WORK INSTRUCTIONS: Please determine how many lines of the material include the word "chart", and respond with nothing but that number.

* Begin *

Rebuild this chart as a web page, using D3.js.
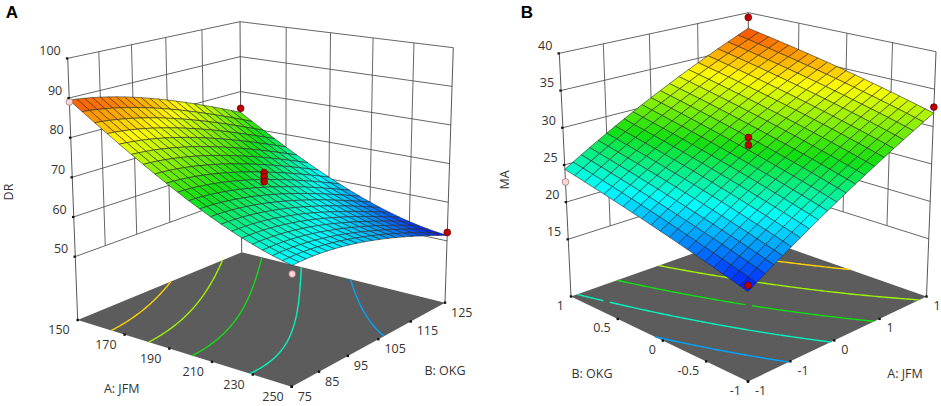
<!DOCTYPE html>
<html>
<head>
<meta charset="utf-8">
<script src="https://cdn.jsdelivr.net/npm/d3@7"></script>
<style>
  body { margin: 0; background: #fff; }
  text { font-family: "Segoe UI", "Open Sans", "Noto Sans", sans-serif; fill: #333; font-size: 12.5px; }
</style>
</head>
<body>
<svg id="chart" width="941" height="406"></svg>
<script>
(function () {
  // ---- panel A: DR against A: JFM and B: OKG (actual units)
  const jfmTicks = [150, 170, 190, 210, 230, 250];
  const okgTicks = [75, 85, 95, 105, 115, 125];
  const drTicks = [50, 60, 70, 80, 90, 100];
  // fitted model, coded units: [1, A, B, AB, A^2, B^2]
  const drCoef = [67.3, -12.7, -6.3, 1.4, 4.74, -3.0];
  // design runs: [JFM, OKG, DR]
  const drRuns = [[150, 75, 89.0], [150, 125, 75.2], [250, 125, 52.2], [250, 75, 59.3],
                  [200, 100, 71.0], [200, 100, 70.0], [200, 100, 68.7]];

  // ---- panel B: MA against coded A: JFM and B: OKG
  const jfmTicksB = [-1, -0.5, 0, 0.5, 1];
  const jfmLabelsB = ["-1", "-1", "0", "1", "1"];
  const okgTicksB = [-1, -0.5, 0, 0.5, 1];
  const okgLabelsB = ["-1", "-0.5", "0", "0.5", "1"];
  const maTicks = [15, 20, 25, 30, 35, 40];
  // fitted model, coded units: [1, A, B]
  const maCoef = [28.1, 6.65, 2.95];
  // design runs: [JFM, OKG, MA]
  const maRuns = [[1, 1, 39.3], [1, -1, 32.6], [-1, 1, 22.7], [-1, -1, 19.3], [0, 0, 29.8], [0, 0, 28.8]];

  function drModel(A, B) {
    const a = (A - 200) / 50, b = (B - 100) / 25, c = drCoef;
    return c[0] + c[1] * a + c[2] * b + c[3] * a * b + c[4] * a * a + c[5] * b * b;
  }
  function maModel(A, B) {
    return maCoef[0] + maCoef[1] * A + maCoef[2] * B;
  }

  const color = d3.scaleLinear()
    .domain([0, 0.27, 0.5, 0.78, 1])
    .range(["#0010ff", "#00ffff", "#10e010", "#ffff00", "#ff4a00"])
    .clamp(true);

  const svg = d3.select("#chart");

  // box corners on screen: fx/fy floor, tx/ty top; c<u><v>
  const panels = [
    {
      letter: "A", letterPos: [12, 12],
      f: drModel, runs: drRuns,
      x: d3.scaleLinear().domain([150, 250]).range([0, 1]),
      y: d3.scaleLinear().domain([75, 125]).range([0, 1]),
      z: d3.scaleLinear().domain([34, 100]).range([0, 1]),
      corners: {
        c00: { fx: 77.7, fy: 320, tx: 67.7, ty: 58.3 },
        c10: { fx: 291.7, fy: 386.7, tx: 293, ty: 92.7 },
        c01: { fx: 241.7, fy: 252.3, tx: 240, ty: 21.7 },
        c11: { fx: 445, fy: 302.7, tx: 453.3, ty: 47.7 }
      },
      zTicks: drTicks, zCorner: [0, 0], zTitle: "DR", zTitlePos: [8.5, 192],
      walls: [
        { pt: t => [0, t], ticks: okgTicks, axis: "y" },
        { pt: t => [t, 1], ticks: jfmTicks, axis: "x" }
      ],
      verticals: [[0, 0], [0, 1], [1, 1]],
      axes: [
        { pt: t => [t, 0], ticks: jfmTicks, labels: jfmTicks.map(String), axis: "x", anchor: "end", off: [-8, 10],
          title: "A: JFM", titlePos: [121.7, 388.5] },
        { pt: t => [1, t], ticks: okgTicks, labels: okgTicks.map(String), axis: "y", anchor: "start", off: [6, 9.5],
          title: "B: OKG", titlePos: [445, 371] }
      ]
    },
    {
      letter: "B", letterPos: [527, 12],
      f: maModel, runs: maRuns,
      x: d3.scaleLinear().domain([-1, 1]).range([0, 1]),
      y: d3.scaleLinear().domain([-1, 1]).range([0, 1]),
      z: d3.scaleLinear().domain([7.3, 40]).range([0, 1]),
      corners: {
        c00: { fx: 748, fy: 381.5, tx: 748, ty: 119.5 },
        c10: { fx: 926.5, fy: 296.5, tx: 936, ty: 51.7 },
        c01: { fx: 571, fy: 296.5, tx: 559.3, ty: 53.3 },
        c11: { fx: 748.3, fy: 234, tx: 748.3, ty: 12.7 }
      },
      zTicks: maTicks, zCorner: [0, 1], zTitle: "MA", zTitlePos: [505, 180],
      walls: [
        { pt: t => [t, 1], ticks: jfmTicksB, axis: "x" },
        { pt: t => [1, t], ticks: okgTicksB, axis: "y" }
      ],
      verticals: [[0, 1], [1, 1], [1, 0]],
      axes: [
        { pt: t => [0, t], ticks: okgTicksB, labels: okgLabelsB, axis: "y", anchor: "end", off: [-7, 9],
          title: "B: OKG", titlePos: [592, 373.5] },
        { pt: t => [t, 0], ticks: jfmTicksB, labels: jfmLabelsB, axis: "x", anchor: "start", off: [7, 9],
          title: "A: JFM", titlePos: [905, 373.5] }
      ]
    }
  ];

  function projector(c) {
    const keys = ["c00", "c10", "c01", "c11"];
    const proj = function (u, v, s) {
      const w = [(1 - u) * (1 - v), u * (1 - v), (1 - u) * v, u * v];
      let sx = 0, sy = 0, sw = 0;
      keys.forEach((k, i) => {
        const q = c[k], ww = w[i] * (q.fy - q.ty);
        sx += ww * (q.fx + (q.tx - q.fx) * s);
        sy += ww * (q.fy + (q.ty - q.fy) * s);
        sw += ww;
      });
      return [sx / sw, sy / sw];
    };
    // nearness of a floor spot (bigger = closer to viewer)
    proj.near = function (u, v) {
      const w = [(1 - u) * (1 - v), u * (1 - v), (1 - u) * v, u * v];
      return keys.reduce((acc, k, i) => acc + w[i] * (c[k].fy - c[k].ty), 0);
    };
    return proj;
  }

  const line = d3.line();

  function drawPanel(p) {
    const P = projector(p.corners);
    const g = svg.append("g");
    const sLow = p.z(p.zTicks[0]);

    // back walls: grid lines
    const wall = g.append("g").attr("stroke", "#555").attr("stroke-width", 0.9).attr("fill", "none");
    p.walls.forEach(w => {
      p.zTicks.forEach(t => {
        const s = p.z(t);
        wall.append("path").attr("d", line([P(...w.pt(0), s), P(...w.pt(1), s)]));
      });
      w.ticks.slice(1, -1).forEach(t => {
        const uv = w.pt(p[w.axis](t));
        wall.append("path").attr("d", line([P(...uv, sLow), P(...uv, 1)]));
      });
    });
    p.verticals.forEach(uv => {
      wall.append("path").attr("stroke", "#444").attr("d", line([P(...uv, 0), P(...uv, 1)]));
    });

    // floor
    g.append("path")
      .attr("fill", "#5c5c5c")
      .attr("d", line([P(0, 0, 0), P(1, 0, 0), P(1, 1, 0), P(0, 1, 0)]) + "Z");

    // response grid for colours and contours
    const M = 80;
    const vals = [];
    for (let j = 0; j <= M; j++) {
      for (let i = 0; i <= M; i++) {
        vals.push(p.f(p.x.invert(i / M), p.y.invert(j / M)));
      }
    }
    const vMin = d3.min(vals), vMax = d3.max(vals);
    const frac = v => (v - vMin) / (vMax - vMin);

    // floor contours (marching squares)
    const levels = d3.range(1, 6).map(k => vMin + k * (vMax - vMin) / 6);
    levels.forEach(level => {
      let d = "";
      for (let j = 0; j < M; j++) {
        for (let i = 0; i < M; i++) {
          const cs = [[i, j], [i + 1, j], [i + 1, j + 1], [i, j + 1]];
          const cv = cs.map(([a, b]) => vals[b * (M + 1) + a]);
          const hits = [];
          for (let e = 0; e < 4; e++) {
            const v0 = cv[e], v1 = cv[(e + 1) % 4];
            if ((v0 - level) * (v1 - level) < 0) {
              const t = (level - v0) / (v1 - v0);
              const a = cs[e], b = cs[(e + 1) % 4];
              hits.push([(a[0] + (b[0] - a[0]) * t) / M, (a[1] + (b[1] - a[1]) * t) / M]);
            }
          }
          for (let h = 0; h + 1 < hits.length; h += 2) {
            d += line([P(...hits[h], 0), P(...hits[h + 1], 0)]);
          }
        }
      }
      g.append("path").attr("d", d).attr("fill", "none")
        .attr("stroke", color(frac(level))).attr("stroke-width", 1.4);
    });

    // tick dots on the floor edges
    p.axes.forEach(ax => {
      ax.ticks.forEach(t => {
        const [sx, sy] = P(...ax.pt(p[ax.axis](t)), 0);
        g.append("rect").attr("x", sx - 1.2).attr("y", sy - 1.2).attr("width", 2.4).attr("height", 2.4).attr("fill", "#111");
      });
    });

    // surface mesh, painted far to near
    const N = 20;
    const cells = [];
    for (let j = 0; j < N; j++) {
      for (let i = 0; i < N; i++) {
        const uv = [[i / N, j / N], [(i + 1) / N, j / N], [(i + 1) / N, (j + 1) / N], [i / N, (j + 1) / N]];
        const zs = uv.map(([u, v]) => p.f(p.x.invert(u), p.y.invert(v)));
        cells.push({
          pts: uv.map(([u, v], k) => P(u, v, p.z(zs[k]))),
          val: d3.mean(zs),
          near: P.near((i + 0.5) / N, (j + 0.5) / N)
        });
      }
    }
    cells.sort((a, b) => a.near - b.near);
    g.append("g").selectAll("path").data(cells).join("path")
      .attr("d", c => line(c.pts) + "Z")
      .attr("fill", c => color(frac(c.val)))
      .attr("stroke", "#2a2a2a")
      .attr("stroke-width", 0.6)
      .attr("stroke-linejoin", "round");

    // design points: red above the surface, pink below
    p.runs.forEach(r => {
      const [sx, sy] = P(p.x(r[0]), p.y(r[1]), p.z(r[2]));
      const above = r[2] >= p.f(r[0], r[1]);
      g.append("circle").attr("cx", sx).attr("cy", sy).attr("r", 3.4)
        .attr("fill", above ? "#c00000" : "#ffd4d4")
        .attr("stroke", above ? "#5a0000" : "#8a7070")
        .attr("stroke-width", 0.7);
    });

    // vertical axis ticks and labels
    p.zTicks.forEach(t => {
      const [sx, sy] = P(...p.zCorner, p.z(t));
      g.append("rect").attr("x", sx - 1.8).attr("y", sy - 1).attr("width", 2.4).attr("height", 2.2).attr("fill", "#111");
      g.append("text").attr("x", sx - 7).attr("y", sy - 7.5).attr("dy", "0.35em")
        .attr("text-anchor", "end").text(t);
    });
    g.append("text")
      .attr("transform", `translate(${p.zTitlePos[0]},${p.zTitlePos[1]}) rotate(-90)`)
      .attr("text-anchor", "middle").attr("dy", "0.35em").text(p.zTitle);

    // floor axes labels
    p.axes.forEach(ax => {
      ax.ticks.forEach((t, k) => {
        const [sx, sy] = P(...ax.pt(p[ax.axis](t)), 0);
        g.append("text").attr("x", sx + ax.off[0]).attr("y", sy + ax.off[1]).attr("dy", "0.35em")
          .attr("text-anchor", ax.anchor).text(ax.labels[k]);
      });
      g.append("text").attr("x", ax.titlePos[0]).attr("y", ax.titlePos[1]).attr("dy", "0.35em")
        .attr("text-anchor", "middle").text(ax.title);
    });

    g.append("text")
      .attr("x", p.letterPos[0]).attr("y", p.letterPos[1]).attr("dy", "0.36em")
      .attr("text-anchor", "middle")
      .style("font-family", "Arial, 'Liberation Sans', sans-serif")
      .style("font-weight", "bold").style("font-size", "17px").style("fill", "#000")
      .text(p.letter);
  }

  panels.forEach(drawPanel);
})();
</script>
</body>
</html>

* End *

TASK OUTPUT: 3